--- Start of ENTRIES ---
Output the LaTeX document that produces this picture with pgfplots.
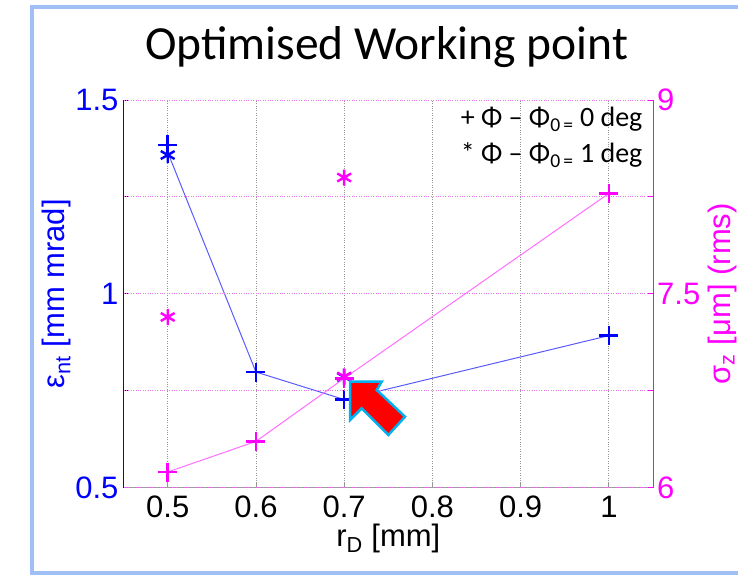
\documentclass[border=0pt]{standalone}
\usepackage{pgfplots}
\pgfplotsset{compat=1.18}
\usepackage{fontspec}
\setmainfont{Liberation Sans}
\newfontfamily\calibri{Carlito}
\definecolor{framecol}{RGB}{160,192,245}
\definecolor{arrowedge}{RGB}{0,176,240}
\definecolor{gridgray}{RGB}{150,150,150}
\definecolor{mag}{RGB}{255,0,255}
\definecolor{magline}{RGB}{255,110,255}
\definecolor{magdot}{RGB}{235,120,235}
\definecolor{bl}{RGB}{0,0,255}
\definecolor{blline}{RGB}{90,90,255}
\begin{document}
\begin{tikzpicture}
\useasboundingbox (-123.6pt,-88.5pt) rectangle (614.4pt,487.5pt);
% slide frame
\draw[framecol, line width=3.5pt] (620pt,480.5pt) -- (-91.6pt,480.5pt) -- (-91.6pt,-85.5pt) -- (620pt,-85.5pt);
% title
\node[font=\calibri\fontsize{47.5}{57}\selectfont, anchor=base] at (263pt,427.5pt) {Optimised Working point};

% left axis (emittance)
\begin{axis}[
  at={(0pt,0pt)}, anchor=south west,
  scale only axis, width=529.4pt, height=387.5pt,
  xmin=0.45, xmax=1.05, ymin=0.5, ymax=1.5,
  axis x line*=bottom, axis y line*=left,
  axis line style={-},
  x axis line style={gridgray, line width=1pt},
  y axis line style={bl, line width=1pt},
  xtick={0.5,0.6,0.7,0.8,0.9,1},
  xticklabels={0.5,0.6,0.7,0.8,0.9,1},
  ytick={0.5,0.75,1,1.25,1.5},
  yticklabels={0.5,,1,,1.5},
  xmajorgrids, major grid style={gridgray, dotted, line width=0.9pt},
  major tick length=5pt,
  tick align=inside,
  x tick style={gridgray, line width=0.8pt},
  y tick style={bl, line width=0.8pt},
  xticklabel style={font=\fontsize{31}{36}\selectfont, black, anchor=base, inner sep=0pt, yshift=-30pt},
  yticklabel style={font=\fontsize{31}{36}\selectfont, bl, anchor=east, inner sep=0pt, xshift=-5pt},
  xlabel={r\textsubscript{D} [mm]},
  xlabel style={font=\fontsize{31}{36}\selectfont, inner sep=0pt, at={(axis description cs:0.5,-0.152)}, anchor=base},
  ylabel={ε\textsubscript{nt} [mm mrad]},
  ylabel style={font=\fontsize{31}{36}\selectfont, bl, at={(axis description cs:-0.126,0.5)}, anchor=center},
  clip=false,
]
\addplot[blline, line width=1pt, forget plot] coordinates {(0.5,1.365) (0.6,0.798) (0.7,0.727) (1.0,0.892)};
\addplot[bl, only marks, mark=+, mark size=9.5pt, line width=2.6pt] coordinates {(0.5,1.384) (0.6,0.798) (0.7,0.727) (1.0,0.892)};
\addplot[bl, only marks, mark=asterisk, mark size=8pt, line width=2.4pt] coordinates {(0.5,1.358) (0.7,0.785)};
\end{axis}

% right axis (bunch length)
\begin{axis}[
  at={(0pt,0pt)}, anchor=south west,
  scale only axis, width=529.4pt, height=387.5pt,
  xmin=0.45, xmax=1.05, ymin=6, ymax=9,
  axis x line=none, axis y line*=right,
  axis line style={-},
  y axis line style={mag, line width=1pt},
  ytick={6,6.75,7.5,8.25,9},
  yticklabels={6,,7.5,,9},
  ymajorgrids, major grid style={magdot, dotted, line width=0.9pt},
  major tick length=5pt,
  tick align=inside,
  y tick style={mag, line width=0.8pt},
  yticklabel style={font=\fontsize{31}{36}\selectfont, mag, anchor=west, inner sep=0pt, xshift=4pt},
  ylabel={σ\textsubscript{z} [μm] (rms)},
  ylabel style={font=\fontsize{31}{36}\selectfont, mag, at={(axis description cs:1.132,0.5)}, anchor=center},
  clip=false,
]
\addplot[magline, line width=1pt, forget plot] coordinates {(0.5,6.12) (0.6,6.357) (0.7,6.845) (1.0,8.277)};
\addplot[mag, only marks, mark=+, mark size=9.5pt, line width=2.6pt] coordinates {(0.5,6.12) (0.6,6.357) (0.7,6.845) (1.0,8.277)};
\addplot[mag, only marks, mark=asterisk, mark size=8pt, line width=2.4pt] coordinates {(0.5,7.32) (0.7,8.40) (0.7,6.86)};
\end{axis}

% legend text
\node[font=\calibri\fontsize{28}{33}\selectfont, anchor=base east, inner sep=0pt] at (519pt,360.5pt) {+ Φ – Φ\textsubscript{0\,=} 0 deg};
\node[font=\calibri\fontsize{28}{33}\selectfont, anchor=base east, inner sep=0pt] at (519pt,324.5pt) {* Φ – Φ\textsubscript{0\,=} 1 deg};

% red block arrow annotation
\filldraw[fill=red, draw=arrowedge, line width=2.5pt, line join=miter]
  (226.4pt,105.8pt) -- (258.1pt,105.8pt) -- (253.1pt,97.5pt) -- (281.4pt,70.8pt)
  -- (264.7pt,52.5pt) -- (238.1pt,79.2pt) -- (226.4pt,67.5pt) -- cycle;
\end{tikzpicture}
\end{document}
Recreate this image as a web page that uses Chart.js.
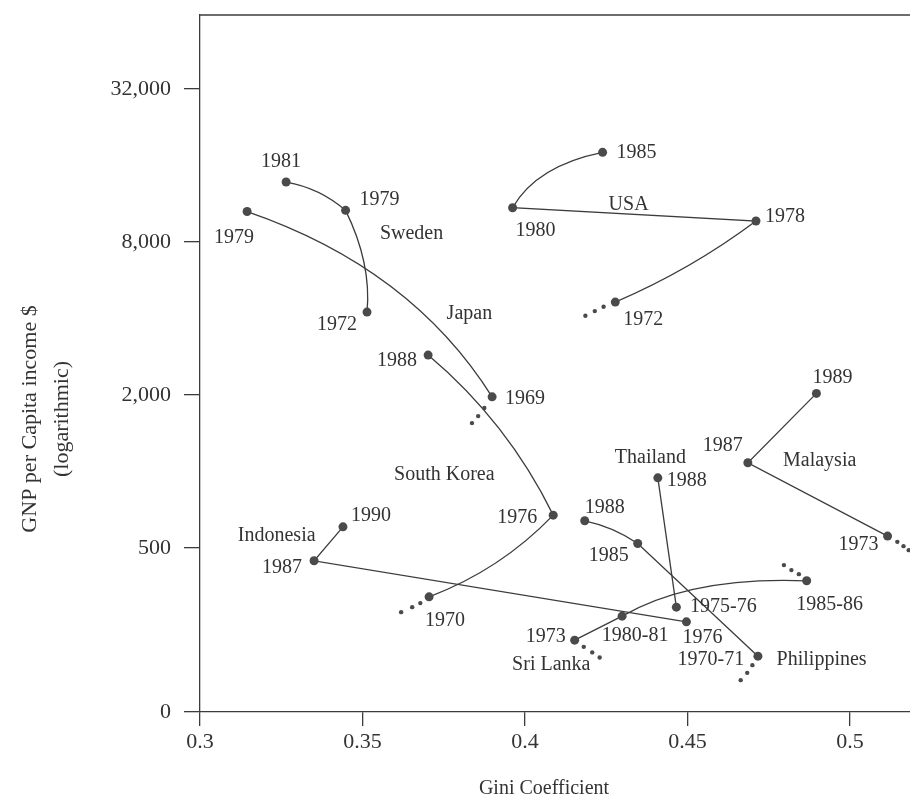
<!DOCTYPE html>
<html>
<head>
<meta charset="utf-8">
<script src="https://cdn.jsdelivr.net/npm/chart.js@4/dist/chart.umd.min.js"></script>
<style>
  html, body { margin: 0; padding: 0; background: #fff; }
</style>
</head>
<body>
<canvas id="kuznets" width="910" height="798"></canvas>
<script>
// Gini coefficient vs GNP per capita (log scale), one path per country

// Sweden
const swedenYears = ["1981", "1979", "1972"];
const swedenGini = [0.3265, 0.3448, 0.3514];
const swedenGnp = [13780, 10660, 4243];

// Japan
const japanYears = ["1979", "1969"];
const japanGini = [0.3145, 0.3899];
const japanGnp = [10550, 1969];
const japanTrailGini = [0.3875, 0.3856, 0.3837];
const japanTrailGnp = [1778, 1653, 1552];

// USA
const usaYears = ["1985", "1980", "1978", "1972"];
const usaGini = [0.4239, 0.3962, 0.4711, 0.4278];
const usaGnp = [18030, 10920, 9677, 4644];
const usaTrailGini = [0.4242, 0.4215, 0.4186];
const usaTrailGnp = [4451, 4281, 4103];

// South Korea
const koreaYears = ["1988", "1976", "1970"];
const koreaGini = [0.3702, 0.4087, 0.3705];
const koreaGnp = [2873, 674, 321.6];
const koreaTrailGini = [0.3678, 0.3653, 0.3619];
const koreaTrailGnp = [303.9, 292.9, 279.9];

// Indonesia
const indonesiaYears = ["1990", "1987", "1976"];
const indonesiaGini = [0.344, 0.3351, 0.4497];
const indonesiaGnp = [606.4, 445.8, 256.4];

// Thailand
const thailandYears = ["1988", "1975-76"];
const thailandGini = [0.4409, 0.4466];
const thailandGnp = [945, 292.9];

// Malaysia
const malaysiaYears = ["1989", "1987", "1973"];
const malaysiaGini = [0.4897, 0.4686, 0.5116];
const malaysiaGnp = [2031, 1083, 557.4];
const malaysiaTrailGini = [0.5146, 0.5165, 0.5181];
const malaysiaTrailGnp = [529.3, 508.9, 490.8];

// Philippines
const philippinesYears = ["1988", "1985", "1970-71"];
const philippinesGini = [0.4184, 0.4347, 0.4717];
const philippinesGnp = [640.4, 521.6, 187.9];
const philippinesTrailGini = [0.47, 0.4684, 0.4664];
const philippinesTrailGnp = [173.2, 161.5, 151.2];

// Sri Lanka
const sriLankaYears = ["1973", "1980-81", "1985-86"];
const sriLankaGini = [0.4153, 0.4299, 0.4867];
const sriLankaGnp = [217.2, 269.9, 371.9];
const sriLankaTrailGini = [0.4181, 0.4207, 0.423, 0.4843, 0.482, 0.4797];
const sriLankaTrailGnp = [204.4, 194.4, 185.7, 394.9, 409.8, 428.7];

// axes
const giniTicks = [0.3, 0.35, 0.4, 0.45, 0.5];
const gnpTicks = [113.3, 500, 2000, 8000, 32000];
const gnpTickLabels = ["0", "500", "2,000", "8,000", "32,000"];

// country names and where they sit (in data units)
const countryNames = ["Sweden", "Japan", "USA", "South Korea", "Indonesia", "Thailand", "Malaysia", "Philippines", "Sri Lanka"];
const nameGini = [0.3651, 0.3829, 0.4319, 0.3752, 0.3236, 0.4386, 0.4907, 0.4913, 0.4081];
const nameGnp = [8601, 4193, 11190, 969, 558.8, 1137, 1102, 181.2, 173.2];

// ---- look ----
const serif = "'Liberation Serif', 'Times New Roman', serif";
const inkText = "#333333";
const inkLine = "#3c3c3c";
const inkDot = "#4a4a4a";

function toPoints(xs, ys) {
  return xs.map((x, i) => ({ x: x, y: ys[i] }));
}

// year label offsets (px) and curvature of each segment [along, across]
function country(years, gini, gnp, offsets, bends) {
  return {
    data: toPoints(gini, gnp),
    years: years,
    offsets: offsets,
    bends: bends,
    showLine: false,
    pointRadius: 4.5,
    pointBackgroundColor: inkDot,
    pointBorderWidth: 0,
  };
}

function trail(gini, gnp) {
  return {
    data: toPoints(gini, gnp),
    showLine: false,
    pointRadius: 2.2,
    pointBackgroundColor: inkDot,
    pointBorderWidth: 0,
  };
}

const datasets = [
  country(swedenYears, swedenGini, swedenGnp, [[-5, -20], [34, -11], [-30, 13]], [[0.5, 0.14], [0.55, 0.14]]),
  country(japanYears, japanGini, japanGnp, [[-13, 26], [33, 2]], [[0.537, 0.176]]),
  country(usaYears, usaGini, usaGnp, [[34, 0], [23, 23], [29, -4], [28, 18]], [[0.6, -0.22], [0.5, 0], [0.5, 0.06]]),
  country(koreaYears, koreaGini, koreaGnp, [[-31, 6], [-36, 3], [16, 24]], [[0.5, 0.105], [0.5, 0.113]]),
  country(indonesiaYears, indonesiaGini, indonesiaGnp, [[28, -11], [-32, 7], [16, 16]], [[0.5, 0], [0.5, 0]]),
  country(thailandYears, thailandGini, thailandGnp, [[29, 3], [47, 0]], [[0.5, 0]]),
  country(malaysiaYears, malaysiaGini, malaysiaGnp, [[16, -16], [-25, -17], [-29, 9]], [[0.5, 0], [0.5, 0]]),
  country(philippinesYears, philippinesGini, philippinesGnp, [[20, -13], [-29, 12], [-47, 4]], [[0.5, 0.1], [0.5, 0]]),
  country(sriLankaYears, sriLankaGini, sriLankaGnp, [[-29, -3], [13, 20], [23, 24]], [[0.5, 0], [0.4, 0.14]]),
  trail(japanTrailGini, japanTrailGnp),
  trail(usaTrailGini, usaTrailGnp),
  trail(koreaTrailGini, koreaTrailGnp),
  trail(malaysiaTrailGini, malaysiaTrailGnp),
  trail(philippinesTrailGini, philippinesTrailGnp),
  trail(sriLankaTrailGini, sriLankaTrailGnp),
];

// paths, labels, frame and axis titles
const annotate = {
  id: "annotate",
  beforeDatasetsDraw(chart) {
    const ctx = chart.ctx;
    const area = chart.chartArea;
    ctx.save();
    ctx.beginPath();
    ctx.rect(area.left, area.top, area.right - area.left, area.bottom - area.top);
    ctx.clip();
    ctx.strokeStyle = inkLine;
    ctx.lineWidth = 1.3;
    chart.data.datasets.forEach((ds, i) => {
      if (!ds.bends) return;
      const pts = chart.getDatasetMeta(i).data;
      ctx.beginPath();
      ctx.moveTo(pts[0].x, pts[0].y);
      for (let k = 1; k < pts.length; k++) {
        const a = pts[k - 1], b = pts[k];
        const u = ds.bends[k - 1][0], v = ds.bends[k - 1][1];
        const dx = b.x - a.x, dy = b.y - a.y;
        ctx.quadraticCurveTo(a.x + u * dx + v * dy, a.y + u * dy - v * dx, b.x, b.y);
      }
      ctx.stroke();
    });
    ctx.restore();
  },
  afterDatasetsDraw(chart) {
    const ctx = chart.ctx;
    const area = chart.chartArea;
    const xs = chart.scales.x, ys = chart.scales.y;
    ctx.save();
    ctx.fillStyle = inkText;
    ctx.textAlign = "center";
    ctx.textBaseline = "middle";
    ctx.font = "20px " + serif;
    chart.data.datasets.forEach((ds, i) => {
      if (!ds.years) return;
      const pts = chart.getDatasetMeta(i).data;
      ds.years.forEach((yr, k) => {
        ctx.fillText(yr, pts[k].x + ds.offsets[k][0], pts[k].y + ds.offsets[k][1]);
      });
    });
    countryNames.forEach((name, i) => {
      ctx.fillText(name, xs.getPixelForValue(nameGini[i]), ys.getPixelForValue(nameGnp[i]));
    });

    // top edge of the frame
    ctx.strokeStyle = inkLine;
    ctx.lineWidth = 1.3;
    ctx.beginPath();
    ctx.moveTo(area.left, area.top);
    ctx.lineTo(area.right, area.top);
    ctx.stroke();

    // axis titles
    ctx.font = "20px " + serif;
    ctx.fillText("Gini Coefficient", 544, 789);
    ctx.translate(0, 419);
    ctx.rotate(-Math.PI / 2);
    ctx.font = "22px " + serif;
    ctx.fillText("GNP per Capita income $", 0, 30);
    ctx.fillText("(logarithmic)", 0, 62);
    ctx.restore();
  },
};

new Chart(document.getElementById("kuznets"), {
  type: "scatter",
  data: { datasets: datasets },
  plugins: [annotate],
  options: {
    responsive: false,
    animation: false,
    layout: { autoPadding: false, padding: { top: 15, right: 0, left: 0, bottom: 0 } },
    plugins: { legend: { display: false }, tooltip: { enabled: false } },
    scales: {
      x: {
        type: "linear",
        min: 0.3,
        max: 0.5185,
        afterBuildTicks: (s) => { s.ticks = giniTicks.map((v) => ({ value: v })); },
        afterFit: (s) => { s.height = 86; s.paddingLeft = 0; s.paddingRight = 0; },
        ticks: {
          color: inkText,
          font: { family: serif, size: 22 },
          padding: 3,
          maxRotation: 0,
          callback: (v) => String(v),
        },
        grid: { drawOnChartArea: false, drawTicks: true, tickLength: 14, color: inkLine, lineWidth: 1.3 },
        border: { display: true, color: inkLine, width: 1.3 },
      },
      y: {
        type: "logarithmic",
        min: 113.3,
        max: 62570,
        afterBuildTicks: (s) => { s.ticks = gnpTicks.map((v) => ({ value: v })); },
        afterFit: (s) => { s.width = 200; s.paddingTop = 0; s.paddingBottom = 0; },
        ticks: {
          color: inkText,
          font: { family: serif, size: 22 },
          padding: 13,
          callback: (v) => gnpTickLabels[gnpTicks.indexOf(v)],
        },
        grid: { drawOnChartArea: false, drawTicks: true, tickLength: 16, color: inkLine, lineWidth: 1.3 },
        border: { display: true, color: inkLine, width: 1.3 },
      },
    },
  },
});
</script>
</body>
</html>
--- End of ENTRIES ---
§ TASK TO CARRY OUT:
Using the entries above, write out exactly the lines from the one with "Recreate this image" through the one with "const swedenGnp = [13780, 10660, 4243];", ends included. Leave out any pictures.

§ ANSWER TO THE EXERCISE:
Recreate this image as a web page that uses Chart.js.
<!DOCTYPE html>
<html>
<head>
<meta charset="utf-8">
<script src="https://cdn.jsdelivr.net/npm/chart.js@4/dist/chart.umd.min.js"></script>
<style>
  html, body { margin: 0; padding: 0; background: #fff; }
</style>
</head>
<body>
<canvas id="kuznets" width="910" height="798"></canvas>
<script>
// Gini coefficient vs GNP per capita (log scale), one path per country

// Sweden
const swedenYears = ["1981", "1979", "1972"];
const swedenGini = [0.3265, 0.3448, 0.3514];
const swedenGnp = [13780, 10660, 4243];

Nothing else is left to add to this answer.